Renana Meridor from Jerusalem writes in response to the affair of the Nakba being mentioned in textbooks, which was surveyed here last week: "Both Arab schoolchildren and Jewish schoolchildren in Israel are apparently not allowed to know that at the end of the hostilities of 1948, the part of Mandatory Palestine which remained in the hands of the Arabs was 'cleansed of Jews,' as all its Jewish residents were either killed or expelled from it."
but adds:
What both Jewish and Arab children ought to know is the following:
It is true that no Jews remained in some of the territories of Mandatory Palestine, which remained in Arab hands at the end of the hostilities of 1948. Most of the Jews who fled and were expelled lived in the Jewish Quarter of the Old City of Jerusalem, in the settlements of Gush Etzion, in Atarot and in Neveh Yaakov - a total of no more than 2,500 people, less than half of 1 percent of the Jews who then resided in the country. The Arab refugees numbered 650,000, and fewer than 150,000 Arabs remained in the territory of Israel after the war.

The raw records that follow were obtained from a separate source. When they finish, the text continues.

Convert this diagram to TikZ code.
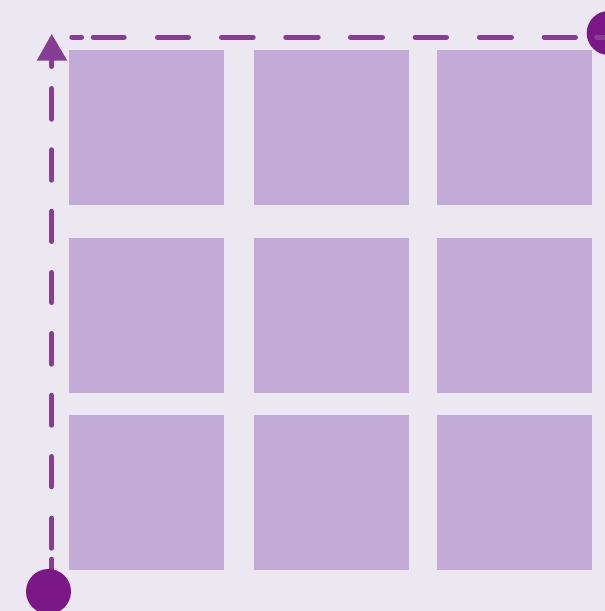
\documentclass[tikz,border=0pt]{standalone}
\definecolor{bgc}{HTML}{ECE8F2}
\definecolor{sqc}{HTML}{C3ABD7}
\definecolor{linec}{HTML}{873D91}
\definecolor{dotc}{HTML}{7B1786}
\tikzset{
  sq/.style={fill=sqc, draw=none, inner sep=0pt, minimum width=155pt, minimum height=155pt, anchor=north west},
  dashline/.style={draw=linec, line width=5pt, line cap=round},
  dot/.style={circle, fill=dotc, draw=none, inner sep=0pt},
}
\begin{document}
\begin{tikzpicture}[x=1pt,y=-1pt]
\useasboundingbox (0,0) rectangle (605,611);
\clip (0,0) rectangle (605,611);
\fill[bgc] (0,0) rectangle (605,611);
% grid of squares
\node[sq] (s11) at (68.7,50) {};
\node[sq] (s12) at (254,50) {};
\node[sq] (s13) at (437,50) {};
\node[sq] (s21) at (68.7,238) {};
\node[sq] (s22) at (254,238) {};
\node[sq] (s23) at (437,238) {};
\node[sq] (s31) at (68.7,415) {};
\node[sq] (s32) at (254,415) {};
\node[sq] (s33) at (437,415) {};
% vertical dashed line
\foreach \a/\b in {55/66.5, 88.5/119.2, 149.8/180.2, 211.2/241.5, 272.5/302.5, 333.5/364.2, 395.2/425.2, 456.5/486.8, 518.2/548.2, 559.2/585}
  \draw[dashline] (51.8,\a) -- (51.8,\b);
% arrow head
\fill[linec] (51.7,34) -- (67.3,60.7) -- (36.7,60.7) -- cycle;
% bottom-left dot
\node[dot, minimum size=45pt] (start) at (48.5,591.5) {};
% top-right dot
\node[dot, minimum size=44pt] (end) at (608.7,33) {};
% top dashed line
\foreach \a/\b in {71.8/81.5, 93.2/124.2, 157.5/188.5, 221.5/253.2, 285.8/318.2, 350.5/382.5, 415.2/446.5, 479.5/511.5, 544.2/575.5, 596.5/615}
  \draw[dashline] (\a,37.2) -- (\b,37.2);
\end{tikzpicture}
\end{document}
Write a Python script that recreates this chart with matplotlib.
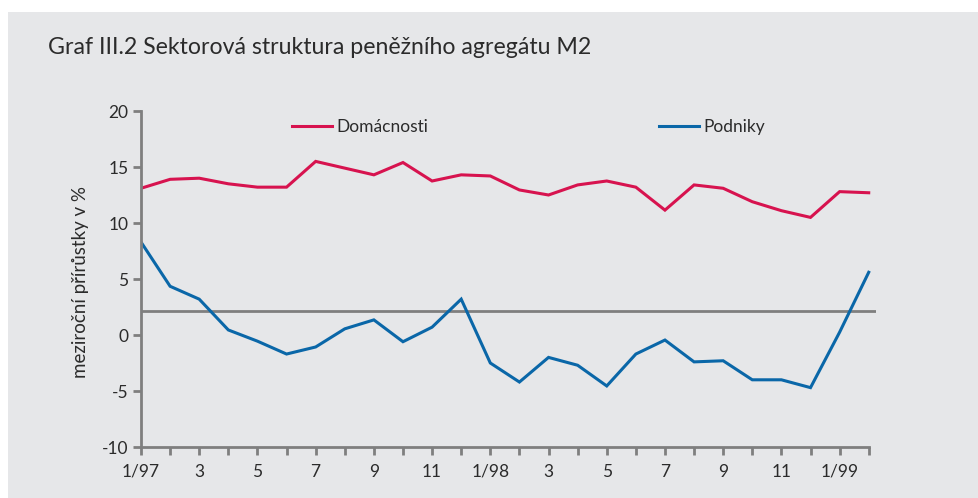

Besides leaving out a few places, notably the Labour movement's kibbuzt, Bet Ha'aravah, Segev fails to note that many more places were set aside by the UN to be included in the borders of the "Arab state" and they would have suffered the same fate of ethnic cleansing not to mention what I have repeatedly poasted here, that this policy of ethnic cleansing by Arabs directed at Jews started at Tel Hai in 1920 already.